Rural general hospital in Fort William, Lochaber, Scotland

Belford Hospital, locally known as The Belford, is a rural general hospital in Fort William, Lochaber, Scotland. It is managed by NHS Highland.

==History==
The original hospital, which was financed by a legacy from Andrew Belford and designed by Henry Burrell, opened in 1865. A prefabricated hospital for fever patients was erected in the grounds in 1893 but, after it burnt down in 1900, was replaced by a more permanent structure in 1901. The main facility was extended following a donation by Balfour Beatty in 1928. After the existing facility proved inadequate, a new hospital, which was designed by Joseph Gleave and built by Arnott Macleod, was officially opened by Princess Margaret and the Earl of Snowdon in April 1965.
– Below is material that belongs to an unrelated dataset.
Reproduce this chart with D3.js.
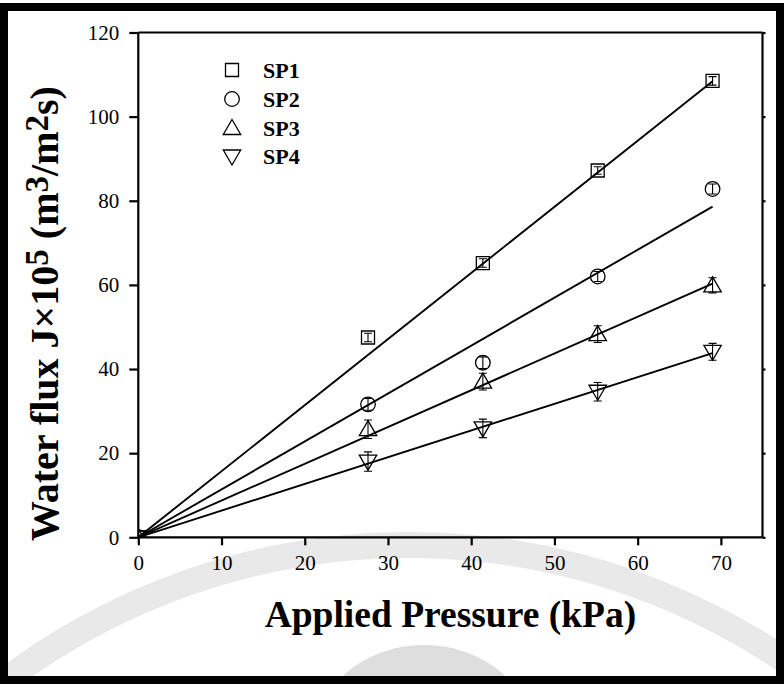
<!DOCTYPE html>
<html>
<head>
<meta charset="utf-8">
<script src="https://cdn.jsdelivr.net/npm/d3@7/dist/d3.min.js"></script>
<style>
  html, body { margin: 0; padding: 0; background: #ffffff; }
  svg { display: block; }
</style>
</head>
<body>
<svg id="chart" width="784" height="684"></svg>
<script>
// Applied pressure (kPa) for every membrane run, including the origin
const pressure = [0, 27.6, 41.4, 55.2, 69.0];
const seriesNames = ["SP1", "SP2", "SP3", "SP4"];
// Water flux J x 10^5 (m3/m2 s)
const fluxSP1 = [0, 47.5, 65.2, 87.2, 108.5];
const fluxSP2 = [0, 31.6, 41.5, 62.0, 82.8];
const fluxSP3 = [0, 25.7, 37.0, 48.3, 59.9];
const fluxSP4 = [0, 18.0, 25.9, 34.6, 44.1];
// Standard deviations of the flux readings
const errSP1 = [0, 1.0, 1.0, 0.9, 1.0];
const errSP2 = [0, 1.4, 1.4, 1.2, 1.2];
const errSP3 = [0, 2.2, 2.0, 2.0, 1.8];
const errSP4 = [0, 2.3, 2.2, 2.2, 2.0];
// Linear fits through the origin, value at the last pressure
const fitPressure = [0, 69.0];
const fitSP1 = [0, 108.4];
const fitSP2 = [0, 78.6];
const fitSP3 = [0, 60.3];
const fitSP4 = [0, 43.8];
const xTicks = [0, 10, 20, 30, 40, 50, 60, 70];
const yTicks = [0, 20, 40, 60, 80, 100, 120];

const series = [
  { name: seriesNames[0], y: fluxSP1, err: errSP1, fit: fitSP1, shape: "square" },
  { name: seriesNames[1], y: fluxSP2, err: errSP2, fit: fitSP2, shape: "circle" },
  { name: seriesNames[2], y: fluxSP3, err: errSP3, fit: fitSP3, shape: "up" },
  { name: seriesNames[3], y: fluxSP4, err: errSP4, fit: fitSP4, shape: "down" }
];

const svg = d3.select("#chart");
const serif = "'Liberation Serif', 'Times New Roman', serif";

const plotLeft = 138.3, plotRight = 762.5, plotTop = 32.5, plotBottom = 537.3;
const x = d3.scaleLinear().domain([0, 75]).range([plotLeft, plotRight]);
const y = d3.scaleLinear().domain([0, 120]).range([plotBottom, plotTop]);

// faint background emblem
const emblem = svg.append("g").attr("class", "emblem");
emblem.append("circle")
  .attr("cx", 409).attr("cy", 1214).attr("r", 669)
  .attr("fill", "none").attr("stroke", "#e9e9e9").attr("stroke-width", 26);
emblem.append("ellipse")
  .attr("cx", 424).attr("cy", 740).attr("rx", 110).attr("ry", 95)
  .attr("fill", "#dedede");

// clip region for the plot area
svg.append("defs").append("clipPath").attr("id", "plotClip")
  .append("rect").attr("x", plotLeft).attr("y", plotTop)
  .attr("width", plotRight - plotLeft).attr("height", plotBottom - plotTop);

// axes
const xAxis = d3.axisBottom(x).tickValues(xTicks).tickSize(8).tickPadding(10)
  .tickFormat(d3.format("d"));
const yAxis = d3.axisLeft(y).tickValues(yTicks).tickSize(9).tickPadding(10)
  .tickFormat(d3.format("d"));
const yAxisR = d3.axisRight(y).tickValues(yTicks).tickSize(3).tickFormat("");
const xAxisT = d3.axisTop(x).tickValues([]).tickSize(0);

function styleAxis(g) {
  g.select(".domain").attr("stroke", "#000").attr("stroke-width", 2.2);
  g.selectAll(".tick line").attr("stroke", "#000").attr("stroke-width", 2.2);
  g.selectAll(".tick text").attr("fill", "#000")
    .style("font-family", serif).style("font-size", "21px");
}

svg.append("g").attr("transform", `translate(0,${plotBottom})`).call(xAxis).call(styleAxis)
  .call(g => g.select(".domain").attr("d", `M${plotLeft},0H${plotRight}`));
svg.append("g").attr("transform", `translate(${plotLeft},0)`).call(yAxis).call(styleAxis)
  .call(g => g.select(".domain").attr("d", `M0,${plotTop}V${plotBottom}`));
svg.append("g").attr("transform", `translate(${plotRight},0)`).call(yAxisR).call(styleAxis)
  .call(g => g.select(".domain").attr("d", `M0,${plotTop}V${plotBottom}`));
svg.append("g").attr("transform", `translate(0,${plotTop})`).call(xAxisT).call(styleAxis)
  .call(g => g.select(".domain").attr("d", `M${plotLeft},0H${plotRight}`));

// marker shapes
function markerPath(shape) {
  if (shape === "square") return "M-6.5,-6.5H6.5V6.5H-6.5Z";
  if (shape === "circle") return "M7.3,0A7.3,7.3 0 1,1 -7.3,0A7.3,7.3 0 1,1 7.3,0Z";
  if (shape === "up") return "M0,-8.5L8.7,6.5H-8.7Z";
  return "M0,8.5L8.7,-6.5H-8.7Z";
}

const plot = svg.append("g").attr("clip-path", "url(#plotClip)");

// fitted lines
const line = d3.line().x((d, i) => x(fitPressure[i])).y(d => y(d));
series.forEach(s => {
  plot.append("path").datum(s.fit)
    .attr("d", line)
    .attr("fill", "none").attr("stroke", "#000").attr("stroke-width", 1.9);
});

// markers with error bars
series.forEach(s => {
  const g = plot.append("g");
  const pts = pressure.map((p, i) => ({ p, v: s.y[i], e: s.err[i] }));
  const cap = 4;
  pts.forEach(d => {
    const cx = x(d.p), yt = y(d.v + d.e), yb = y(d.v - d.e);
    if (d.e > 0) {
      g.append("path")
        .attr("d", `M${cx},${yt}V${yb}M${cx - cap},${yt}H${cx + cap}M${cx - cap},${yb}H${cx + cap}`)
        .attr("stroke", "#000").attr("stroke-width", 1.1).attr("fill", "none");
    }
    g.append("path")
      .attr("transform", `translate(${cx},${y(d.v)})`)
      .attr("d", markerPath(s.shape))
      .attr("fill", "none").attr("stroke", "#000").attr("stroke-width", 1.3);
  });
});

// legend
const legendY = [70, 99, 128, 156.5];
series.forEach((s, i) => {
  svg.append("path")
    .attr("transform", `translate(232,${legendY[i]})`)
    .attr("d", markerPath(s.shape))
    .attr("fill", "none").attr("stroke", "#000").attr("stroke-width", 1.3);
  svg.append("text")
    .attr("x", 263).attr("y", legendY[i] + 7.5)
    .style("font-family", serif).style("font-size", "22px").style("font-weight", "bold")
    .text(s.name);
});

// axis titles
svg.append("text")
  .attr("x", (plotLeft + plotRight) / 2).attr("y", 627)
  .attr("text-anchor", "middle")
  .style("font-family", serif).style("font-size", "37.5px").style("font-weight", "bold")
  .text("Applied Pressure (kPa)");

const yTitle = svg.append("text")
  .attr("transform", "translate(58,541) rotate(-90)")
  .attr("text-anchor", "start")
  .style("font-family", serif).style("font-size", "40px").style("font-weight", "bold");
const supSize = "33px", supRaise = 10;
yTitle.append("tspan").text("Water flux J\u00d710");
yTitle.append("tspan").attr("dy", -supRaise).style("font-size", supSize).text("5");
yTitle.append("tspan").attr("dy", supRaise).text(" (m");
yTitle.append("tspan").attr("dy", -supRaise).style("font-size", supSize).text("3");
yTitle.append("tspan").attr("dy", supRaise).text("/m");
yTitle.append("tspan").attr("dy", -supRaise).style("font-size", supSize).text("2");
yTitle.append("tspan").attr("dy", supRaise).text("s)");

// outer frame
svg.append("rect")
  .attr("x", 4).attr("y", 7).attr("width", 776).attr("height", 673)
  .attr("fill", "none").attr("stroke", "#000").attr("stroke-width", 8);
</script>
</body>
</html>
When the Scottish Executive looked at reorganising rural health care in 2004 there were clear reasons put forward to retain provision of an emergency service at the Belford. Following this there were calls to work more closely with the Lorn and Islands Hospital in Oban. In 2006, following the Kerr report, the Belford was designated a rural general hospital.

At the end of November 2009 the surgical and medical wards were merged to form a Combined Assessment Unit (CAU).

==Services==
There are 34 inpatient beds and a 10-bedded day case unit. The emergency department sees around 9,000 patients a year making it one of the smallest in Scotland; however due to its proximity to the outdoor activity centres in the Lochaber region sees proportionally a significant amount of trauma prior to transfer to tertiary centres in Edinburgh, Glasgow and Aberdeen.

There is also a midwife-led service to provide maternity care. In September 2009 it achieved stage 1 of the baby-friendly accreditation programme. Although equipped to perform antenatal ultrasound scans, this service has not been offered at the Belford since June 2012, because of a national shortage of appropriately trained staff. There are also specialist in-patient services for older people.